L'Église du Sri Lanka veut la lumière sur les attentats de Pâques 2019
Un mois: tel est le délai fixé par les évêques du Sri Lanka pour que le gouvernement national donne «une réponse crédible» sur les attentats qui, à Pâques 2019, ont frappé trois églises et trois hôtels du pays, faisant 280 morts et 500 blessés.
Dans une lettre envoyée à l'exécutif au nom du Comité catholique national pour la justice aux victimes, les prélats préviennent qu'en l'absence de réponse, ils agiront d'une autre manière.
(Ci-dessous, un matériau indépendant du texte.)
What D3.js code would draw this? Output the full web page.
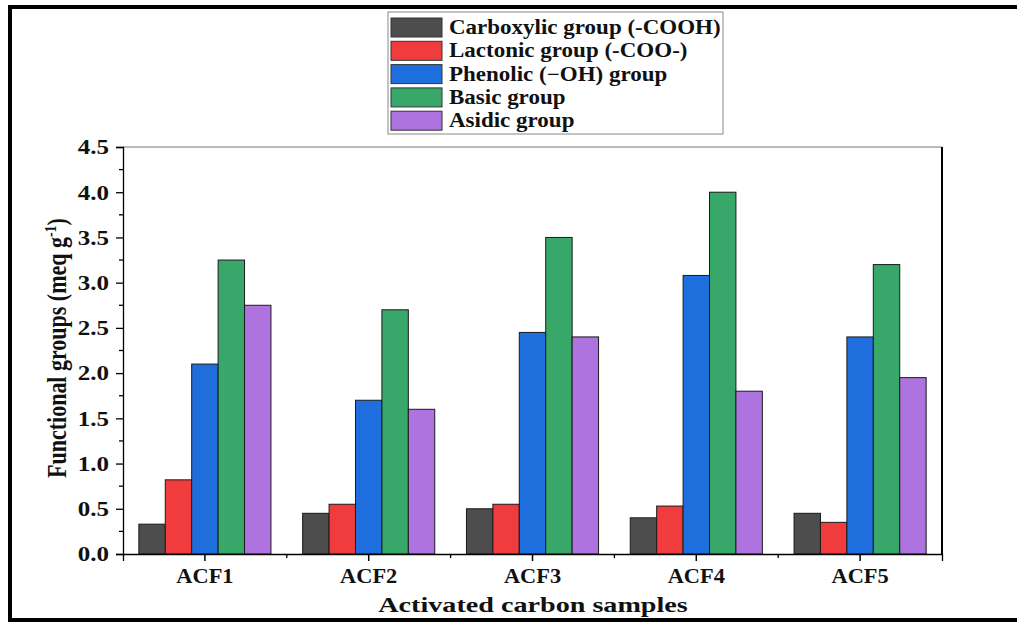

En février dernier déjà, le cardinal Malcolm Ranjith, l'archevêque de Colombo, avait annoncé son intention de faire appel devant la Cour internationale de justice. «Le peuple a le droit de connaître les instigateurs des attentats d'il y a deux ans et il est de la responsabilité du gouvernement de le signaler immédiatement au pays», réitèrent aujourd'hui les prélats dans leur missive, pointant du doigt des «enquêtes menées avec négligence et non de manière active et indépendante».
«Nous demandons instamment au gouvernement de ne pas balayer l'affaire sous le tapis, en se contentant de poursuivre certaines personnes en justice», insistent les évêques. Actuellement, en effet, des enquêtes contre 42 suspects des attentats sont en cours. «Mais les principaux responsables sont-ils parmi eux ?», demandent les évêques, qui déplorent également «la léthargie avec laquelle la machine étatique avance pour trouver les véritables auteurs» des massacres. «26 mois se sont écoulés depuis ce 21 avril 2019, poursuit la lettre, et près de 5 mois se sont écoulés depuis la présentation du rapport final de la commission d'enquête présidentielle, nommée pour enquêter sur l'incident. Pourtant, tout se déroule très lentement et n'ont toujours pas été traduits devant la justice ni les responsables matériels des explosions, ni leurs donneurs d'ordre, ni les noms de ceux qui auraient pu empêcher les massacres mais ne l'ont pas fait, manquant, volontairement, à leurs responsabilités».
Un crime grave de déni de justice
La raison du retard des autorités dans la mise en œuvre des recommandations de la Commission d'enquête présidentielle, est une énigme, souligne l'Église catholique de Colombo, qui met en garde l'État sur un point: si la loi ne devait agir que contre «quelques figures marginales des attentats», en exonérant de fait les véritables auteurs, il y aurait alors «un crime grave de déni de justice envers les victimes, leurs familles et les blessés», mais aussi «une menace sérieuse pour la sécurité nationale».
«Nous espérons que l'exécutif, poursuit avec espoir la missive épiscopale, prendra en considération le fait qu'un développement aussi lent de l'enquête semble révéler une conspiration pour protéger certaines personnes et empêcher la vérité d'émerger».
D'où l'appel répété de l'Église aux institutions pour qu'elles «agissent rapidement pour découvrir toutes les causes de ce massacre, en garantissant la justice pour les victimes dès que possible». Seule cette attitude, en effet, en concluent les évêques, démontrera que le gouvernement est «en faveur de la vérité, de la justice et de l'État de droit, et non du gain politique». De son côté, l'exécutif a jusqu'à présent rejeté toutes les accusations de négligence, répétant qu'il a déjà arrêté près de 700 personnes.
Les attentats du 21 avril 2019 ont été perpétrés par au moins neuf kamikazes, affiliés au groupe islamiste local National Thowheed Jamath, qui se sont fait exploser dans trois églises -St Anthony à Colombo, St Sebastian à Negombo et Zion Evangelical à Batticaloa- ainsi que dans plusieurs hôtels et un complexe résidentiel. Ces attentats-suicide avaient été revendiqués par le groupe État islamique. Dans son message Urbi et Orbi de Pâques, le Pape François avait déploré «cette violence si cruelle», et invité les fidèles à prier pour les victimes et les blessés.